Retype verbatim only the lines below, starting at the one that contains "Reproduce this chart" and ending at the one that contains "from matplotlib.ticker import". Pictures are excluded from the copy.

--- start of Provided data ---

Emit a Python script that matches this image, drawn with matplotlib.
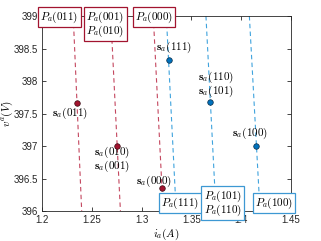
import numpy as np
import matplotlib
matplotlib.use("Agg")
import matplotlib.pyplot as plt

plt.rcParams["font.family"] = ["Liberation Sans", "DejaVu Sans"]
plt.rcParams["mathtext.fontset"] = "cm"

# operating points
red_states = [r"$\mathbf{s}_a(011)$", "$\\mathbf{s}_a(010)$\n$\\mathbf{s}_a(001)$", r"$\mathbf{s}_a(000)$"]
red_i = [1.2353, 1.2753, 1.3203]
red_v = [397.66, 397.00, 396.35]

blue_states = [r"$\mathbf{s}_a(111)$", "$\\mathbf{s}_a(110)$\n$\\mathbf{s}_a(101)$", r"$\mathbf{s}_a(100)$"]
blue_i = [1.3270, 1.3690, 1.4153]
blue_v = [398.32, 397.67, 397.00]

# dashed power lines: current at v=399 and at v=396
line_v = [399.0, 396.0]
red_line_i = [[1.2313, 1.2398], [1.2690, 1.2787], [1.3117, 1.3216]]
blue_line_i = [[1.3248, 1.3347], [1.3646, 1.3747], [1.4082, 1.4189]]

red_boxes = [r"$P_a(011)$", "$P_a(001)$\n$P_a(010)$", r"$P_a(000)$"]
red_box_i = [1.2176, 1.2638, 1.3124]
blue_boxes = [r"$P_a(111)$", "$P_a(101)$\n$P_a(110)$", r"$P_a(100)$"]
blue_box_i = [1.3390, 1.3815, 1.4330]

red = "#A2142F"
red_dash = "#c4475f"
blue = "#0072BD"
blue_dash = "#3fa3dd"
blue_edge = "#3d98d3"

fig = plt.figure(figsize=(3.21, 2.41), dpi=100)
ax = fig.add_axes([0.131, 0.1245, 0.7755, 0.809])

for li in red_line_i:
    ax.plot(li, line_v, "--", color=red_dash, lw=0.8, dashes=(4, 3))
for li in blue_line_i:
    ax.plot(li, line_v, "--", color=blue_dash, lw=0.8, dashes=(4, 3))

ax.plot(red_i, red_v, "o", ms=4, mfc=red, mec="#3a0a12", mew=0.5, zorder=4)
ax.plot(blue_i, blue_v, "o", ms=4, mfc=blue, mec="#0a2a45", mew=0.5, zorder=4)

# point labels (offsets in points, text centred)
red_off = [(-5, -7.2), (-4, -9.7), (-5.8, 5.3)]
for s, x, y, o in zip(red_states, red_i, red_v, red_off):
    ax.annotate(s, (x, y), xytext=o, textcoords="offset points", ha="center",
                va="center", fontsize=8, linespacing=0.85)
blue_off = [(3.6, 9.4), (4.3, 13), (-4.7, 9.4)]
for s, x, y, o in zip(blue_states, blue_i, blue_v, blue_off):
    ax.annotate(s, (x, y), xytext=o, textcoords="offset points", ha="center",
                va="center", fontsize=8, linespacing=0.85)

for s, x in zip(red_boxes, red_box_i):
    ax.text(x, 399.1, s, ha="center", va="top", fontsize=8, zorder=6, clip_on=False,
            linespacing=0.9,
            bbox=dict(boxstyle="square,pad=0.2", fc="white", ec=red, lw=0.9))
for s, x in zip(blue_boxes, blue_box_i):
    ax.text(x, 396.12, s, ha="center", va="center", fontsize=8, zorder=6, clip_on=False,
            linespacing=0.9,
            bbox=dict(boxstyle="square,pad=0.2", fc="white", ec=blue_edge, lw=0.9))

ax.set_xlim(1.2, 1.45)
ax.set_ylim(396, 399)
ax.set_xticks(np.arange(1.2, 1.451, 0.05))
ax.set_xticklabels(["1.2", "1.25", "1.3", "1.35", "1.4", "1.45"])
ax.set_yticks(np.arange(396, 399.01, 0.5))
ax.set_yticklabels(["396", "396.5", "397", "397.5", "398", "398.5", "399"])
ax.tick_params(direction="in", top=True, right=True, labelsize=7, length=3,
               width=0.6, colors="#262626", pad=3)
for sp in ax.spines.values():
    sp.set_color("#262626")
    sp.set_linewidth(0.6)

ax.set_xlabel(r"$i_a(A)$", fontsize=8, labelpad=1)
ax.set_ylabel(r"$v^a(V)$", fontsize=8)
ax.yaxis.set_label_coords(-0.11, 0.5)

fig.savefig("out.png", dpi=100)
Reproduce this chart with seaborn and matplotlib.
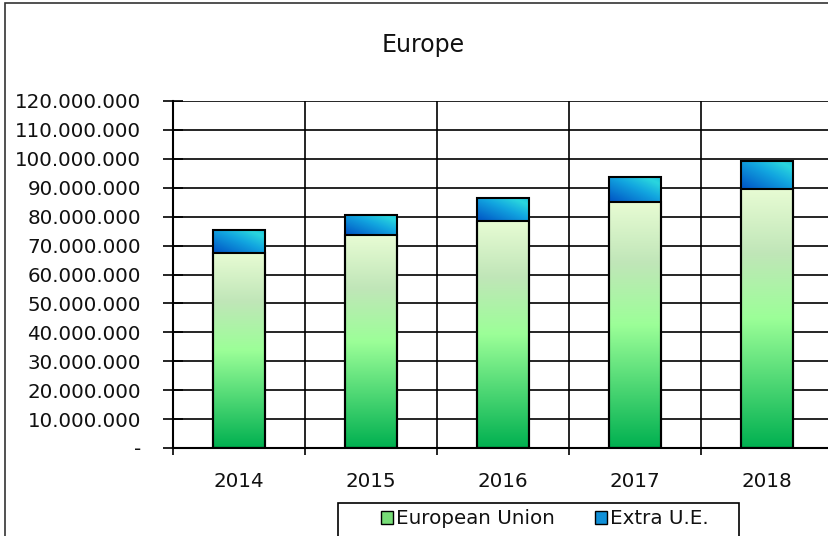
import numpy as np
import pandas as pd
import matplotlib
matplotlib.use("Agg")
import matplotlib.pyplot as plt
import seaborn as sns
from matplotlib.colors import LinearSegmentedColormap
from matplotlib.patches import Rectangle, Patch
from matplotlib.ticker import FuncFormatter, MultipleLocator, FixedLocator

years = ["2014", "2015", "2016", "2017", "2018"]
eu = [67.5e6, 73.5e6, 78.6e6, 85.2e6, 89.6e6]
extra = [7.9e6, 7.1e6, 7.8e6, 8.4e6, 9.7e6]
total = [a + b for a, b in zip(eu, extra)]

df = pd.DataFrame({"year": years, "eu": eu, "total": total})

sns.set_style("white")
plt.rcParams["font.family"] = ["DejaVu Sans"]

fig = plt.figure(figsize=(8.29, 5.36), dpi=100)
ax = fig.add_axes([173 / 829, 1 - 448 / 536, 660 / 829, 347 / 536])

sns.barplot(data=df, x="year", y="total", color="#1090d8", width=0.4, ax=ax)
sns.barplot(data=df, x="year", y="eu", color="#77dd77", width=0.4, ax=ax)

# gradients like the Excel fill
green = LinearSegmentedColormap.from_list(
    "g", [(0, "#00b050"), (0.5, "#9cff98"), (0.75, "#c0e6b8"), (1, "#e8fcd4")])
blue = LinearSegmentedColormap.from_list(
    "b", [(0, "#0052c4"), (0.55, "#12a6e0"), (0.85, "#2ad6de"), (1, "#1ec4e0")])

n = len(years)
tot_patches = ax.patches[:n]
eu_patches = ax.patches[n:2 * n]

vgrad = np.linspace(0, 1, 256).reshape(-1, 1)
uu, vv = np.meshgrid(np.linspace(0, 1, 64), np.linspace(0, 1, 64))
dgrad = (uu + vv) / 2

for p, base in zip(tot_patches, eu):
    x0, w, top = p.get_x(), p.get_width(), p.get_y() + p.get_height()
    ax.imshow(dgrad, cmap=blue, extent=[x0, x0 + w, base, top], origin="lower",
              aspect="auto", zorder=2.5, interpolation="bilinear")
    p.set_facecolor("none")
    p.set_edgecolor("black")
    p.set_linewidth(1.5)
    p.set_zorder(3)

for p in eu_patches:
    x0, w, h = p.get_x(), p.get_width(), p.get_height()
    ax.imshow(vgrad, cmap=green, extent=[x0, x0 + w, p.get_y(), p.get_y() + h],
              origin="lower", aspect="auto", zorder=2.5, interpolation="bilinear")
    p.set_facecolor("none")
    p.set_edgecolor("black")
    p.set_linewidth(1.5)
    p.set_zorder(3)

ax.set_xlim(-0.5, n - 0.5)
ax.set_ylim(0, 120e6)
ax.yaxis.set_major_locator(MultipleLocator(10e6))
ax.yaxis.set_major_formatter(FuncFormatter(
    lambda v, pos: f"{int(round(v)):,}".replace(",", ".") if v else "-"))
ax.xaxis.set_minor_locator(FixedLocator(np.arange(-0.5, n, 1.0)))

ax.set_axisbelow(True)
ax.grid(which="major", axis="y", color="black", linewidth=1.2)
ax.grid(which="minor", axis="x", color="black", linewidth=1.2)
ax.grid(which="major", axis="x", visible=False)

ax.tick_params(axis="y", direction="inout", length=14, width=1.2, pad=16,
               labelsize=14.3, left=True, color="black", labelcolor="#111111")
ax.tick_params(axis="x", which="major", length=0, pad=17, labelsize=14.3,
               labelcolor="#111111")
ax.tick_params(axis="x", which="minor", direction="out", length=5, width=1.2,
               bottom=True, color="black")

for s in ["top", "right"]:
    ax.spines[s].set_visible(False)
for s in ["left", "bottom"]:
    ax.spines[s].set_color("black")
    ax.spines[s].set_linewidth(1.5)

ax.set_xlabel("")
ax.set_ylabel("")

# chart area border
fig.add_artist(Rectangle((5 / 829, -0.1), 1.1, 1.1 - 3 / 536, transform=fig.transFigure,
                         fill=False, edgecolor="#333333", linewidth=1.2))

fig.text(423 / 829, 1 - 45 / 536, "Europe", ha="center", va="center", fontsize=17,
         color="#111111")

# legend box
fig.add_artist(Rectangle((338 / 829, -0.05), 401 / 829, 0.05 + 1 - 503 / 536,
                         transform=fig.transFigure, fill=False, edgecolor="black",
                         linewidth=1.2))
handles = [Patch(facecolor="#77dd77", edgecolor="black", label="European Union"),
           Patch(facecolor="#1090d8", edgecolor="black", label="Extra U.E.")]
fig.legend(handles=handles, loc="center", bbox_to_anchor=(545 / 829, 1 - 519 / 536),
           ncol=2, frameon=False, fontsize=14.3, handlelength=0.6, handleheight=0.6,
           handletextpad=0.15, columnspacing=2.0, borderpad=0, labelcolor="#111111")

fig.savefig("out.png", dpi=100)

--- end of Provided data ---

### [Solution]
Reproduce this chart with seaborn and matplotlib.
import numpy as np
import pandas as pd
import matplotlib
matplotlib.use("Agg")
import matplotlib.pyplot as plt
import seaborn as sns
from matplotlib.colors import LinearSegmentedColormap
from matplotlib.patches import Rectangle, Patch
from matplotlib.ticker import FuncFormatter, MultipleLocator, FixedLocator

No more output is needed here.